I’m listening to CBC’s Sparks “Butterfly Effect” episode on the audio recorder. A pretty homage.
I’m watching a real diplomat review Netflix’s “The Diplomat.” I think I’ll give the show a go then.
Other curious links:
“With five old phones and some Pew data, the BBC’s Marianna Spring monitors social media from the inside” by Sophie Culpepper for Nieman Lab.
“How folk remedies can fuel misinformation” by Katrine K. Donois and Hassan Vally for The Conversation.
“Americans aren’t sure what’s true in this health misinformation age” by Darius Tahir for Poynter.

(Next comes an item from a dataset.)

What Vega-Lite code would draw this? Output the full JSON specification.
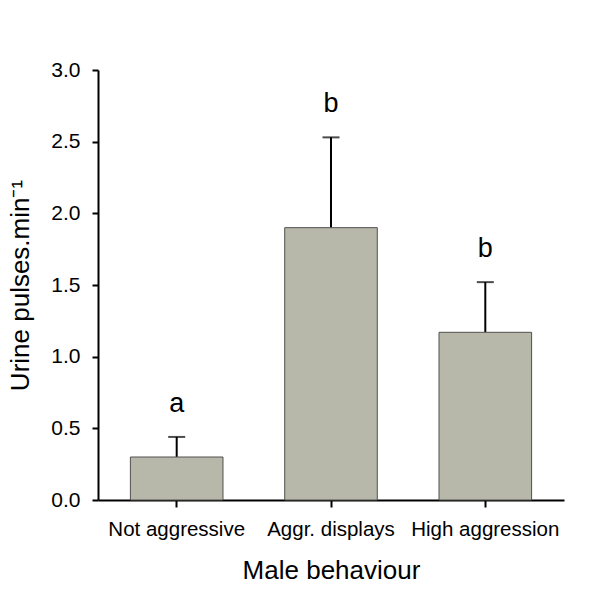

“To report fully on climate change, journalists need to integrate Indigenous knowledge into their coverage” by Jennifer Thornhill Verma for Reuters Institute.
“Elon’s Twitter is coming for your biometric data and employment history” by Kyle Barr for Gizmodo.
“Motivos para recuperar el optimismo tecnológico. Razón, aquí” ($) por Jaime Rubio Hancock en El País.
« La salive, entre désir et dégoût » ($) par Maïa Mazaurette dans Le Monde.
Chart of the week
In a Reuters exclusive, Katie Paul and Steve Scherer show that Meta’s Canada news ban fails to dent Facebook usage:

And one more thing
Gannett suspends AI-powered local sports reporting because “each formulaic article is riddled with laughably vague statements,” reports Maggie Harrison for Futurism. Several reports feature the phrase “close encounter of the athletic kind.”
Imagine parents scouring the papers for articles about their kids’ games to print or cut out (as proud parents do) and not finding their kids’ names; just box scores written in full but strangely phrased sentences.